Ma quando va a Oslo, in Norvegia, per motivi di lavoro, viene segnalata dai servizi territoriali di psichiatria: «Sono stata via 48 ore e mi hanno accusato di abbandono di incapace. Mi hanno detto che non ero in grado di provvedere a mia madre». A marzo del 2015 si va davanti al giudice tutelare e la sentenza stabilisce che Anna non sarà più amministratrice di sostegno della madre. Ruolo che passa a un’avvocatessa. «Ho rinunciato, su consiglio anche del giudice». Per sette anni le cose procedono discretamente: Dora abita a Camaiore; la figlia e l’amministratrice di sostegno si dividono i compiti come da accordi. «Abbiamo collaborato fino al gennaio dell’anno scorso, quando mia madre ha cominciato ad avere problemi seri. Ha iniziato a non camminare più bene ed è caduta in casa. A quel punto sono iniziate le divergenze: io pensavo a una badante fissa e non più part time. Anche perché, quando si è fatta avanti l’ipotesi di inserire mia madre in una residenza per anziani, lei ha detto chiaramente che non voleva. Io le ho trovato una pensione per sostenere le spese, una badante fissa. Ma l’amministratrice di sostegno ha presentato un’istanza al giudice tutelare chiedendo un ricovero coatto». Dopo l’ennesimo scontro, la professionista si dimette dall’incarico e al suo posto viene nominato un altro avvocato.

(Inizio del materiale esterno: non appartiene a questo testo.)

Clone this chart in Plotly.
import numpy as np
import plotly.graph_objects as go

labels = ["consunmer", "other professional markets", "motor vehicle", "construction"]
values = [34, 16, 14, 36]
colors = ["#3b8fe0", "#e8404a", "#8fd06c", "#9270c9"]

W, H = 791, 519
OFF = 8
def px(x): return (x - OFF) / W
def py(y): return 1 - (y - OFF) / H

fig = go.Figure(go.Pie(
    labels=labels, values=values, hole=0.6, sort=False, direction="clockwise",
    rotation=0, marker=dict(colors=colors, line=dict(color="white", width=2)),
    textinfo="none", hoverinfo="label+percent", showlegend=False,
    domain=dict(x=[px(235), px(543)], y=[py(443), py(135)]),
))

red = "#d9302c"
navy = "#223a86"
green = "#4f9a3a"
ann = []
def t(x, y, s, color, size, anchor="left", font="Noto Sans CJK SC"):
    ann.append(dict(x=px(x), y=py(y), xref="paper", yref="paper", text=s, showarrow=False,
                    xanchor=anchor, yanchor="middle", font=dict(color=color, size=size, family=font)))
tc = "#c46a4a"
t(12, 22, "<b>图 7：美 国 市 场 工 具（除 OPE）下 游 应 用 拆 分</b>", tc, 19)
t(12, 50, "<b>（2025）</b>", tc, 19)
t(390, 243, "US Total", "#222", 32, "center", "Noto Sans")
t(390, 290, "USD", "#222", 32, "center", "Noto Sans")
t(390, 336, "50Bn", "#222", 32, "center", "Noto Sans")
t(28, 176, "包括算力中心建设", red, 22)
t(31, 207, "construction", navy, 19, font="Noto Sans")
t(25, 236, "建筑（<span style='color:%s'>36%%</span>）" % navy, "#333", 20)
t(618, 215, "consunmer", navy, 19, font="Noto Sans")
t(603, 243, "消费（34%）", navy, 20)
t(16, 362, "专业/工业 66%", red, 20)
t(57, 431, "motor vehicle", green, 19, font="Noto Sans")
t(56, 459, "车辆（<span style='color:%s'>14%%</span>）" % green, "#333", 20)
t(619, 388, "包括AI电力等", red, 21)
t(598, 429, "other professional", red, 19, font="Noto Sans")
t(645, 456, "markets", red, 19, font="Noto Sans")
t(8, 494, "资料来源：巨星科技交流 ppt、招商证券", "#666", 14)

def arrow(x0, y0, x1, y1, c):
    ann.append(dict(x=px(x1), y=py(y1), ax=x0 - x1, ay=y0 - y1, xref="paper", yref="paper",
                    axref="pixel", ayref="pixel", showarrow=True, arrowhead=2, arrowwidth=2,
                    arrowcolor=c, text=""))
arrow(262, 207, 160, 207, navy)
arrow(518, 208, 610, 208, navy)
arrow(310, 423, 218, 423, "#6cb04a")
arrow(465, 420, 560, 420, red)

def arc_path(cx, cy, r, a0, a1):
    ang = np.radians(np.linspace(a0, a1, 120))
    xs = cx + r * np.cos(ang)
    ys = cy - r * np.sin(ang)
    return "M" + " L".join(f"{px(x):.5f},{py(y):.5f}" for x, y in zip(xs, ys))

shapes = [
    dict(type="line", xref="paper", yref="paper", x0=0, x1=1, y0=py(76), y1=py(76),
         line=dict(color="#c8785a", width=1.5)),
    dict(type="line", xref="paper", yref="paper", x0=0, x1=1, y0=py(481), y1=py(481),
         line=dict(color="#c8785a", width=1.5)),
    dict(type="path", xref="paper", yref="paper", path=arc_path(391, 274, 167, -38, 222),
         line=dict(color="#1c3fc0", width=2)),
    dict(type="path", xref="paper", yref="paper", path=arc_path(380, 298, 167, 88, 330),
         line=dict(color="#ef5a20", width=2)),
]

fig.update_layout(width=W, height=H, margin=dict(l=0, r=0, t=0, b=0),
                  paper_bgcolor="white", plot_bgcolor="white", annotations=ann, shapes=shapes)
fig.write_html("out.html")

«Da lì è iniziato il braccio di ferro e siamo finiti più volte a discutere. Io a insistere perché lei rimanesse a casa sua, mentre l’amministratore sosteneva che fosse necessario il ricovero in struttura. È stato come entrare in una sorta di guerra fredda, dove ci si scontra anche per una caldaia rotta – dice Anna – Il 31 gennaio scorso mia madre è finita all’ospedale Versilia, perché non stava bene: dopo una settimana si stavano preparando le dimissioni per rimandarla a casa. Tutto bloccato fino al 15 febbraio, quando dal Versilia è stata trasferita direttamente ad Aulla». Da allora Anna afferma di poter vedere sua madre «solo mezz’ora al mattino e mezz’ora la sera. Di fronte alla legge sono quasi un’estranea. E mia madre è là, nonostante due perizie dicano chiaramente che ha un lieve decadimento cognitivo, ma conserva la capacità d’intendere e di volere. E soprattutto la consapevolezza di dove vuole vivere». Oggi il tribunale di Lucca, dopo il rinvio del 3 marzo, decide il destino di Dora alla luce di tutta la documentazione.